Some critics say a short, hard shock is the best method – at least for the rise planned in November.

"Doing the increase all at once by Rp3000 per litre is better," Norico Gaman, head of research at BNI Securities in Jakarta, told Reuters. "To do the increase by stages will only prolong the inflationary pressures."

Weakening economy

Finding the right time to broach the subject could be difficult in the current climate. Real GDP growth slowed to 5.1% in the second quarter from 5.2% in the first quarter and 5.8% in 2013 amidst declining exports and a slowdown in investment.

"Furthermore, the US Federal Reserve is expected to raise interest rates in 2015, which could spark another round of capital outflows, leading to a weaker currency and tighter monetary policy,” said QNB economists in an analysis published at the end of September. “This would have a negative impact on domestic demand. Indonesia’s short-term outlook is therefore bleak”.

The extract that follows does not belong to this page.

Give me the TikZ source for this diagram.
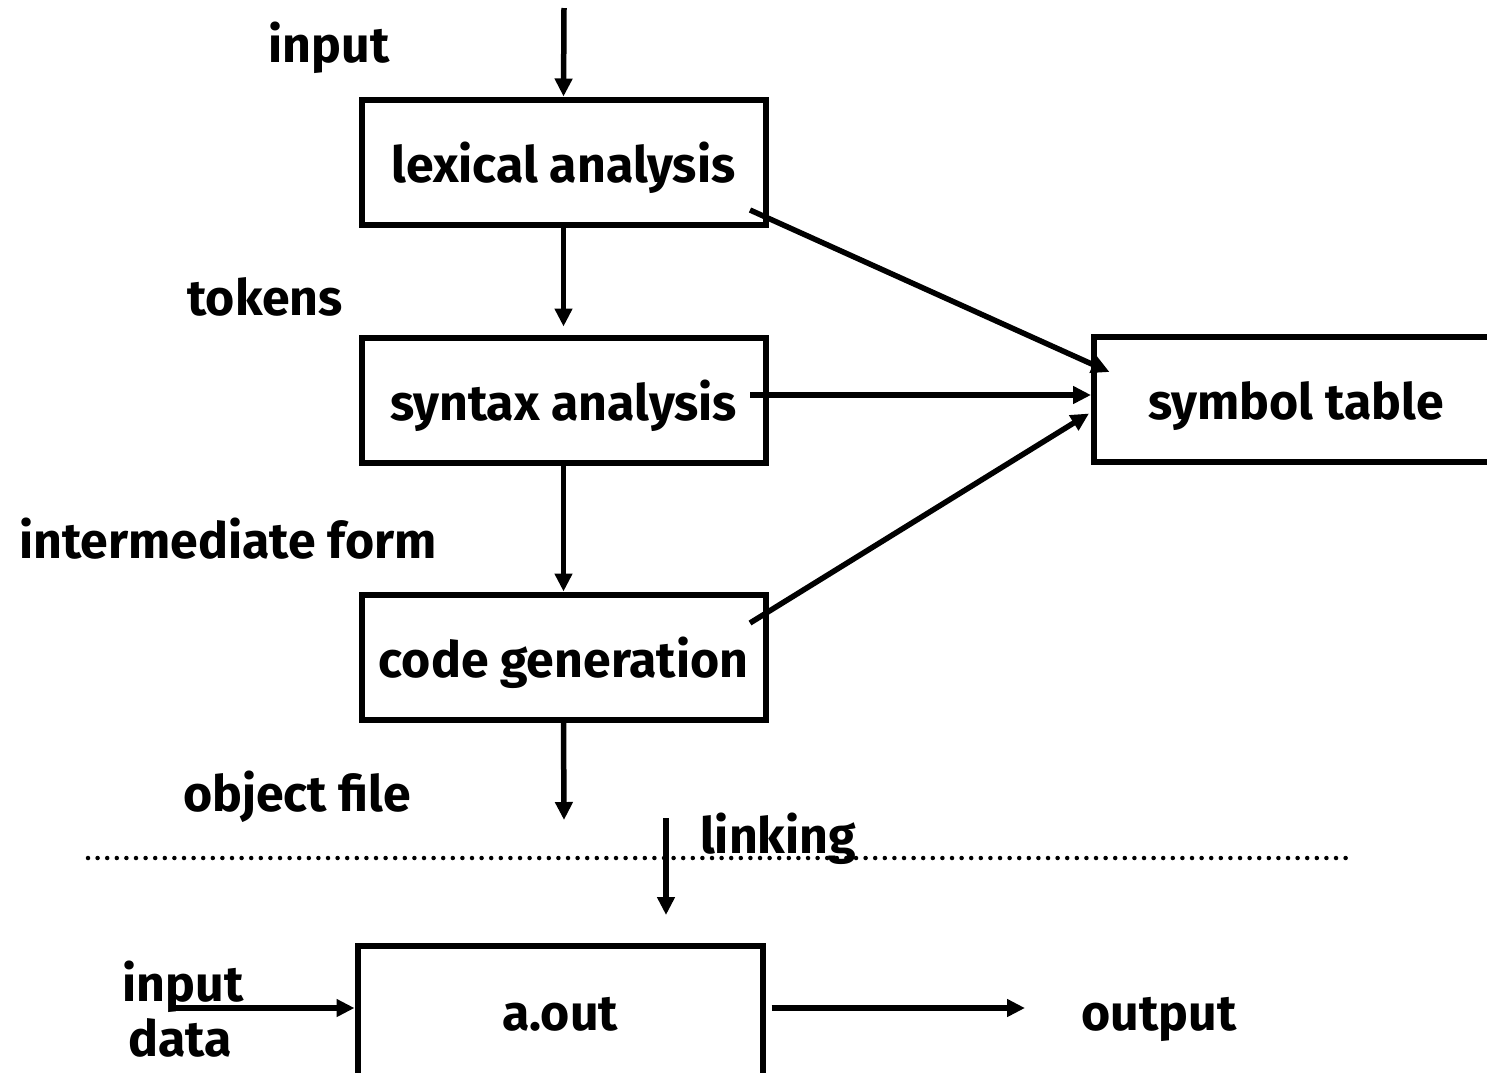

However, most economists agree that the fuel costs are too large for the economy.

"Investors will be happy to see higher prices for subsidised fuels in Indonesia, especially if the new Jokowi-led government will use the new available funds for economic and social development (for example infrastructure, education and health care)," said Indonesia Investment in an analysis piece.

While Widodo’s cabinet has said it has five unspecified options for the rise, economists at Morgan Stanley, ANZ, PT Bank Mandiri and DBS Group Holdings have all predicted that the new government will raise fuel prices by between 15-30% in early 2015.